You can apply highly personalized communication based on loyalty club information. For example, for Marriott, we might append their Marriott Rewards data with frequent purchasers of Broadway show tickets. Messages might read "Buy two tickets to Wicked at the Shubert Theater, and get upgraded at the Marriott Marquis." The nominal charge for the upgrade might be $25, but it's offset by the commission from the Shubert. Then a nice charge at the hotel restaurant is factored in and the personalized offer more than pays for itself. The moral of the story? By observing consumers over time and across different transactional channels, we can identify recurring trends to influence a media buy or tailor any storyline.

Connect storytelling to transactions.

Ask yourself what content will work best for each touch point. Your goal is to create story lines that create a spark, complement one another, and become richer in detail as consumers close in on a purchase. The best storytelling is flexible enough to work wherever a customer interacts with your brand.

Create order with a clear view of what to say about your brand promise at each touch point - and understand each major user group will be seeking out slightly different pieces of information from the brand.

Remember, each point of engagement can itself be highly complex, and they're not always digital. The consumer standing in-line at a Subway includes a whopping 10 key decision points - and that's just in-store.

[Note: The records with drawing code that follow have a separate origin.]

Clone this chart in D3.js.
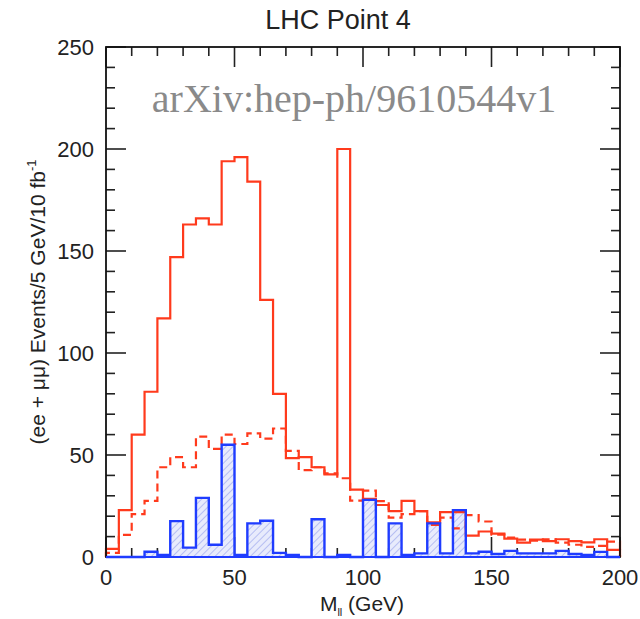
<!DOCTYPE html>
<html>
<head>
<meta charset="utf-8">
<script src="https://cdn.jsdelivr.net/npm/d3@7"></script>
<style>
  body { margin: 0; background: #fff; }
  text { font-family: "Liberation Sans", Arial, sans-serif; fill: #222; }
</style>
</head>
<body>
<div id="chart"></div>
<script>
// Bin lower edges (GeV), 5 GeV wide bins
const binLow = [0, 5, 10, 15, 20, 25, 30, 35, 40, 45, 50, 55, 60, 65, 70, 75, 80, 85, 90, 95,
  100, 105, 110, 115, 120, 125, 130, 135, 140, 145, 150, 155, 160, 165, 170, 175, 180, 185, 190, 195];

// Red solid: signal + background
const redSolid = [4, 23, 60, 81, 117, 147, 163, 166, 163, 194, 196, 184, 126, 80, 48.5, 49, 44, 40.5, 200, 33,
  28.5, 25.5, 22.5, 27.5, 22.5, 17, 22, 22, 10.5, 12.5, 11.5, 9, 7, 8.5, 7.8, 8.7, 7.8, 7.2, 8.7, 3.5];

// Red dashed
const redDashed = [2, 10.8, 21, 27.5, 44, 49, 44, 59, 53, 60, 55.4, 60.6, 58, 63, 52, 42.6, 44, 41, 38.6, 27.6,
  32.5, 27.4, 19.3, 21, 22.5, 15.7, 19.3, 14, 20.5, 17.4, 11, 9.5, 8.5, 8, 8.7, 7, 6, 5, 5.5, 7.5];

// Blue hatched
const blueHist = [0, 0, 0, 2.6, 1, 17.6, 4.6, 29, 6, 55, 1, 16.5, 17.8, 2, 1, 0, 18.5, 0, 1, 0,
  28, 0, 16.5, 1, 1.8, 16.5, 1.8, 23, 1.8, 2.6, 1.5, 3, 1.8, 1.8, 1.8, 3, 1.5, 1, 2.5, 0];

const xTickLabels = [0, 50, 100, 150, 200];
const yTickLabels = [0, 50, 100, 150, 200, 250];

const W = 640, H = 619;
const plot = {left: 106, right: 620, top: 47, bottom: 557};

const svg = d3.select("#chart").append("svg")
    .attr("width", W)
    .attr("height", H);

const x = d3.scaleLinear().domain([0, 200]).range([plot.left, plot.right]);
const y = d3.scaleLinear().domain([0, 250]).range([plot.bottom, plot.top]);

// hatch pattern for blue histogram
const defs = svg.append("defs");
const pat = defs.append("pattern")
    .attr("id", "hatch")
    .attr("patternUnits", "userSpaceOnUse")
    .attr("width", 5)
    .attr("height", 5)
    .attr("patternTransform", "rotate(45)");
pat.append("rect").attr("width", 5).attr("height", 5).attr("fill", "#e8ebfc");
pat.append("line")
    .attr("x1", 0).attr("y1", 0).attr("x2", 0).attr("y2", 5)
    .attr("stroke", "#a9b3f0").attr("stroke-width", 1.6);

// Ticks on all four sides, pointing inward
const xMinor = d3.range(0, 201, 10);
const yMinor = d3.range(0, 251, 10);
const tickG = svg.append("g").attr("stroke", "#222").attr("stroke-width", 1.6);

tickG.selectAll(".xb").data(xMinor).enter().append("line")
    .attr("x1", d => x(d)).attr("x2", d => x(d))
    .attr("y1", plot.bottom).attr("y2", d => plot.bottom - (d % 50 === 0 ? 20 : 9));
tickG.selectAll(".xt").data(xMinor).enter().append("line")
    .attr("x1", d => x(d)).attr("x2", d => x(d))
    .attr("y1", plot.top).attr("y2", d => plot.top + (d % 50 === 0 ? 20 : 9));
tickG.selectAll(".yl").data(yMinor).enter().append("line")
    .attr("y1", d => y(d)).attr("y2", d => y(d))
    .attr("x1", plot.left).attr("x2", d => plot.left + (d % 50 === 0 ? 20 : 9));
tickG.selectAll(".yr").data(yMinor).enter().append("line")
    .attr("y1", d => y(d)).attr("y2", d => y(d))
    .attr("x1", plot.right).attr("x2", d => plot.right - (d % 50 === 0 ? 20 : 9));

// Watermark
svg.append("text")
    .attr("x", 354)
    .attr("y", 112)
    .attr("text-anchor", "middle")
    .style("font-family", "'Liberation Serif', 'Times New Roman', serif")
    .style("font-size", "40px")
    .style("fill", "#8a8a8a")
    .text("arXiv:hep-ph/9610544v1");

// step helpers
function stepPoints(vals) {
    const pts = [[0, 0]];
    vals.forEach((v, i) => pts.push([binLow[i], v]));
    pts.push([200, vals[vals.length - 1]]);
    pts.push([200, 0]);
    return pts;
}

const stepLine = d3.line()
    .x(d => x(d[0]))
    .y(d => y(d[1]))
    .curve(d3.curveStepAfter);

const stepArea = d3.area()
    .x(d => x(d[0]))
    .y0(y(0))
    .y1(d => y(d[1]))
    .curve(d3.curveStepAfter);

const bluePts = stepPoints(blueHist);

// Blue hatched histogram
svg.append("path")
    .datum(bluePts)
    .attr("d", stepArea)
    .attr("fill", "url(#hatch)");

// Red dashed
svg.append("path")
    .datum(stepPoints(redDashed))
    .attr("d", stepLine)
    .attr("fill", "none")
    .attr("stroke", "#ff3a1c")
    .attr("stroke-width", 2.2)
    .attr("stroke-dasharray", "8,5");

// Red solid
svg.append("path")
    .datum(stepPoints(redSolid))
    .attr("d", stepLine)
    .attr("fill", "none")
    .attr("stroke", "#ff3a1c")
    .attr("stroke-width", 2.2);

// Blue outline
svg.append("path")
    .datum(bluePts)
    .attr("d", stepLine)
    .attr("fill", "none")
    .attr("stroke", "#1f3cff")
    .attr("stroke-width", 2.4);

// Frame
svg.append("rect")
    .attr("x", plot.left).attr("y", plot.top)
    .attr("width", plot.right - plot.left).attr("height", plot.bottom - plot.top)
    .attr("fill", "none")
    .attr("stroke", "#111")
    .attr("stroke-width", 1.8);

// blue baseline over frame bottom
svg.append("line")
    .attr("x1", plot.left).attr("x2", plot.right)
    .attr("y1", plot.bottom).attr("y2", plot.bottom)
    .attr("stroke", "#1f3cff").attr("stroke-width", 2.2);

// Tick labels
svg.selectAll(".xlab").data(xTickLabels).enter().append("text")
    .attr("x", d => x(d))
    .attr("y", 585)
    .attr("text-anchor", "middle")
    .style("font-size", "22px")
    .text(d => d);

svg.selectAll(".ylab").data(yTickLabels).enter().append("text")
    .attr("x", 94)
    .attr("y", d => y(d) + 8)
    .attr("text-anchor", "end")
    .style("font-size", "22px")
    .text(d => d);

// Title
svg.append("text")
    .attr("x", 338)
    .attr("y", 29)
    .attr("text-anchor", "middle")
    .style("font-size", "27px")
    .text("LHC Point 4");

// X axis label
const xl = svg.append("text")
    .attr("x", 362)
    .attr("y", 611)
    .attr("text-anchor", "middle")
    .style("font-size", "21px");
xl.append("tspan").text("M");
xl.append("tspan").attr("dy", 5).style("font-size", "11px").text("ll");
xl.append("tspan").attr("dy", -5).text(" (GeV)");

// Y axis label
const yl = svg.append("text")
    .attr("transform", "translate(45,302) rotate(-90)")
    .attr("text-anchor", "middle")
    .style("font-size", "21px");
yl.append("tspan").text("(ee + \u03bc\u03bc) Events/5 GeV/10 fb");
yl.append("tspan").attr("dy", -9).style("font-size", "13px").text("-1");
</script>
</body>
</html>
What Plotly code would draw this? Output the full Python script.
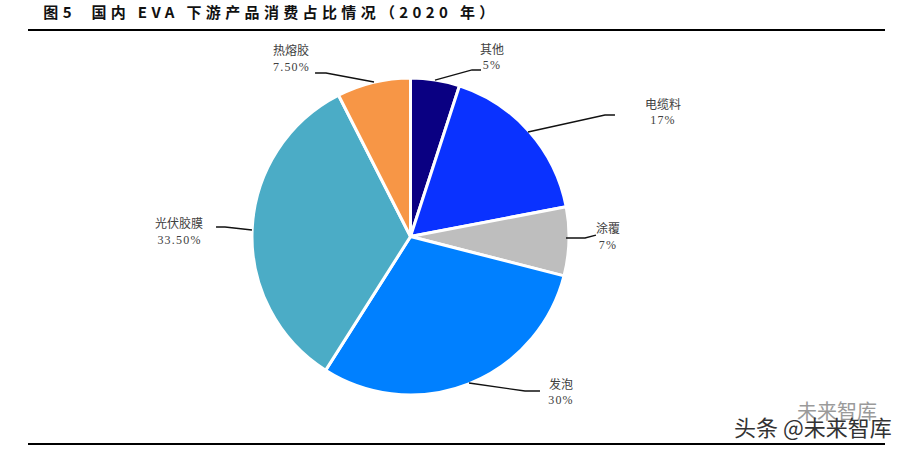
import plotly.graph_objects as go

categories = ["其他", "电缆料", "涂覆", "发泡", "光伏胶膜", "热熔胶"]
values = [5, 17, 7, 30, 33.5, 7.5]
value_labels = ["5%", "17%", "7%", "30%", "33.50%", "7.50%"]
colors = ["#0A0082", "#0A32FF", "#BEBEBE", "#0080FF", "#4BACC6", "#F79646"]
title_text = "图5  国内 EVA 下游产品消费占比情况（2020 年）"

W, H = 910, 451
fx = lambda x: x / W
fy = lambda y: 1 - y / H

label_pos = [(492, 56), (663, 111), (608, 236), (561, 391), (179, 231), (291, 58)]
leaders = [
    [(435, 80), (472, 70), (481, 70)],
    [(528, 132), (605, 115), (615, 115)],
    [(566, 238), (585, 238), (596, 235)],
    [(469, 383), (525, 391), (540, 391)],
    [(252, 230), (225, 227), (216, 227)],
    [(374, 82), (326, 73), (315, 73)],
]

fig = go.Figure(go.Pie(
    labels=categories, values=values, sort=False, direction="clockwise", rotation=0,
    marker=dict(colors=colors, line=dict(color="white", width=3)),
    textinfo="none", hoverinfo="label+percent", showlegend=False,
    domain=dict(x=[fx(252), fx(569)], y=[fy(395), fy(78)]),
))

shapes = []
for y in (30, 444):
    shapes.append(dict(type="line", xref="paper", yref="paper", x0=fx(28), x1=fx(885), y0=fy(y), y1=fy(y),
                       line=dict(color="black", width=2)))
for pts in leaders:
    path = "M " + " L ".join(f"{fx(x):.4f},{fy(y):.4f}" for x, y in pts)
    shapes.append(dict(type="path", xref="paper", yref="paper", path=path, line=dict(color="#111111", width=1.3)))


def note(x, y, text, size, color, family, **extra):
    return dict(x=fx(x), y=fy(y), xref="paper", yref="paper", text=text, showarrow=False,
                xanchor="center", yanchor="middle", font=dict(size=size, color=color, family=family), **extra)


annotations = [note(271, 11, f"<b>{title_text}</b>", 15, "#111111", "Noto Sans CJK SC", width=480)]
for cat, val, (x, y) in zip(categories, value_labels, label_pos):
    annotations.append(note(x, y - 8, cat, 12, "#404040", "Noto Sans CJK SC"))
    annotations.append(note(x, y + 9, val, 12, "#404040", "Liberation Serif"))
annotations.append(note(837, 410, "未来智库", 20, "#9A9A9A", "Noto Sans CJK SC"))
annotations.append(note(813, 426, "头条 @未来智库", 22, "#333333", "Noto Sans CJK SC"))

fig.update_layout(width=W, height=H, margin=dict(l=0, r=0, t=0, b=0), paper_bgcolor="white",
                  shapes=shapes, annotations=annotations)

value_rules = "".join(
    f'.annotation[data-index="{2 * i + 2}"] text{{letter-spacing:1.2px}}' for i in range(len(categories))
)
post = """
document.body.style.margin = '0';
var s = document.createElement('style');
s.textContent = '.annotation[data-index="0"] text{letter-spacing:4.35px}""" + value_rules + """';
document.head.appendChild(s);
"""
fig.write_html("out.html", post_script=post, config=dict(displayModeBar=False))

Each touch point has its own communication objective, whether it's flagging a new sandwich on curbside signage or upselling during meal prep.

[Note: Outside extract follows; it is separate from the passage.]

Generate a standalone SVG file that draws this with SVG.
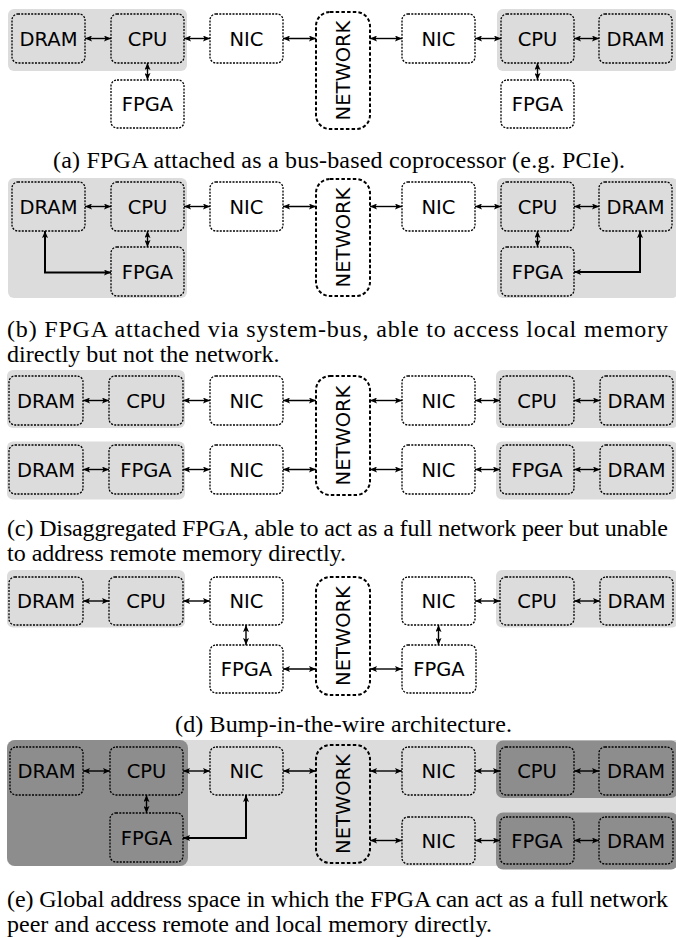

Just as customers tailor their sandwich orders, so does Subway its storytelling. It turns what could be a cacophony of mixed messages into a simple story. It creates enjoyable and easy interaction, whether they are on a diet or getting a foot-long to refuel for their second shift.

Outmaneuver slower-moving competitors with technology.

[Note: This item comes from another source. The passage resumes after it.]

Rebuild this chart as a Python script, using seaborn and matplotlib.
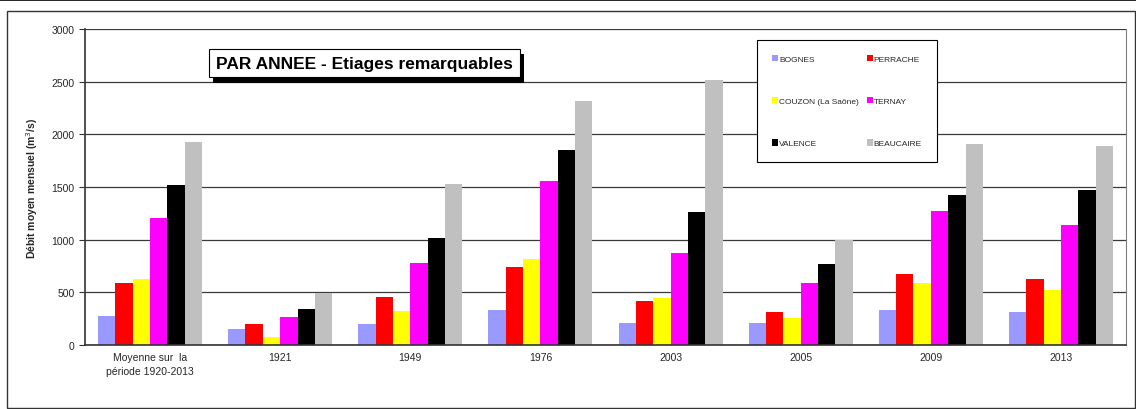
import pandas as pd
import numpy as np
import matplotlib.pyplot as plt
import seaborn as sns
from matplotlib.patches import Rectangle
from matplotlib.lines import Line2D
import matplotlib.patheffects as pe

# data
periods = ["Moyenne sur  la\npériode 1920-2013", "1921", "1949", "1976",
           "2003", "2005", "2009", "2013"]
stations = ["BOGNES", "PERRACHE", "COUZON (La Saône)", "TERNAY",
            "VALENCE", "BEAUCAIRE"]
bognes = [275, 155, 195, 335, 205, 205, 335, 315]
perrache = [585, 195, 455, 745, 415, 315, 675, 625]
couzon = [630, 75, 325, 815, 445, 255, 585, 520]
ternay = [1205, 265, 775, 1555, 875, 585, 1275, 1135]
valence = [1515, 345, 1015, 1855, 1265, 765, 1425, 1475]
beaucaire = [1925, 490, 1525, 2315, 2515, 1000, 1905, 1885]
colors = ["#9999FF", "#FF0000", "#FFFF00", "#FF00FF", "#000000", "#C0C0C0"]

series = [bognes, perrache, couzon, ternay, valence, beaucaire]
rows = []
for st, vals in zip(stations, series):
    for p, v in zip(periods, vals):
        rows.append({"Période": p, "Station": st, "Débit": v})
df = pd.DataFrame(rows)

sns.set_style("white")
plt.rcParams['font.family'] = ['Liberation Sans', 'DejaVu Sans']

fig = plt.figure(figsize=(11.36, 4.10), dpi=100)
ax = fig.add_axes([85 / 1136, 1 - 346 / 410, (1126 - 85) / 1136, (346 - 30) / 410])

sns.barplot(data=df, x="Période", y="Débit", hue="Station", order=periods,
            hue_order=stations, palette=colors, width=0.8, saturation=1, ax=ax,
            edgecolor="none", linewidth=0, legend=False)

ax.set_ylim(0, 3000)
ax.set_xlim(-0.5, len(periods) - 0.5)
ax.set_yticks(np.arange(0, 3001, 500))
ax.yaxis.grid(True, color="#3a3a3a", linewidth=0.9)
ax.set_axisbelow(True)
ax.set_xlabel("")
ax.set_ylabel("Débit moyen mensuel (m$^3$/s)", fontsize=7.5, fontweight="bold", labelpad=8)
ax.tick_params(axis="x", which="major", length=0, labelsize=7.5, pad=5)
ax.set_xticks(np.arange(-0.5, len(periods), 1), minor=True)
ax.tick_params(axis="x", which="minor", length=4, direction="out", color="#333333")
ax.tick_params(axis="y", length=4, direction="out", labelsize=7.5, color="#333333", left=True)
for lab in ax.get_xticklabels():
    lab.set_linespacing(1.5)

for side in ["left", "bottom"]:
    ax.spines[side].set_color("#333333")
    ax.spines[side].set_linewidth(1.2)
ax.spines["right"].set_color("#808080")
ax.spines["top"].set_visible(False)

# legend, filled column by column
handles = [Rectangle((0, 0), 1, 1, facecolor=c, edgecolor="none") for c in colors]
order = [0, 2, 4, 1, 3, 5]
leg = ax.legend([handles[i] for i in order], [stations[i] for i in order], ncol=2,
                loc="upper left", bbox_to_anchor=((753 - 85) / 1041, 1 - 7 / 316),
                fontsize=6, frameon=True, fancybox=False, edgecolor="black",
                handlelength=0.75, handleheight=0.75, handletextpad=0.1,
                labelspacing=4.1, columnspacing=0.9, borderpad=1.8,
                framealpha=1)
leg.get_frame().set_linewidth(0.8)

# title box with a drop shadow
title = fig.text(216 / 1136, 1 - 64 / 410, "PAR ANNEE - Etiages remarquables",
                 fontsize=12.5, fontweight="bold", color="black", va="center", ha="left",
                 bbox=dict(boxstyle="square,pad=0.4", facecolor="white", edgecolor="black",
                           linewidth=0.8))
title.get_bbox_patch().set_path_effects([
    pe.SimplePatchShadow(offset=(3, -4), shadow_rgbFace="black", alpha=1),
    pe.Normal()])

# outer frame and top rule
fig.patches.append(Rectangle((7 / 1136, 1 / 410), 1128 / 1136, 397 / 410,
                             transform=fig.transFigure, fill=False,
                             edgecolor="#333333", linewidth=1))
fig.lines.append(Line2D([0, 1], [1 - 1 / 410, 1 - 1 / 410], transform=fig.transFigure,
                        color="black", linewidth=1.2))

fig.savefig("out.png", dpi=100)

But a good story isn't enough to prompt a transaction in-store or online. It's critical to develop and deploy all content in a way that maximizes the potential value for each piece, with a view of full consumer experience.

Think about the core communication channels and the brand messaging you'll create. Then, repurpose the heck out of it: Build each piece once, but then use it many times. No brand can afford content developed uniquely for each channel and situation. There aren't enough hours in the day nor shoe boxes to put the information in. Your content needs to be flexible and easily distributed to meet the needs of your key targets.

The good news is marketers now have the tools to call audibles and easily adjust their game plan on the fly. Content management systems can organize the experience and which message to send based on past purchases, clicks, shares, posts, downloads, and how a customer reacted to each. Done right, the customer's experience with your brand feels tailored, and consistent to their particular experience. All while delivering on your brand's overall promise.

For example, to create the customer journey for a food brand, the marketer maps potential experiences, identifying the goals, roles and content timing of every potential point of contact. The digital footprint includes short-form recipe videos that live alongside a hard-working website, social media and automated email campaigns.

The Power of Conversion Marketing

These more accurate targeted responses, along with programmatic media buying, can quickly become powerful ROI multipliers that clean up the increasingly messy consumer journey.

These three strategies all show the power of conversion marketing. Take advantage of them. They will drive results. They will organize your team for success. And they will help make you a power brand this year. Mapping a brand's content and communications across each consumer's journey is the difference between winning by accident and winning by design.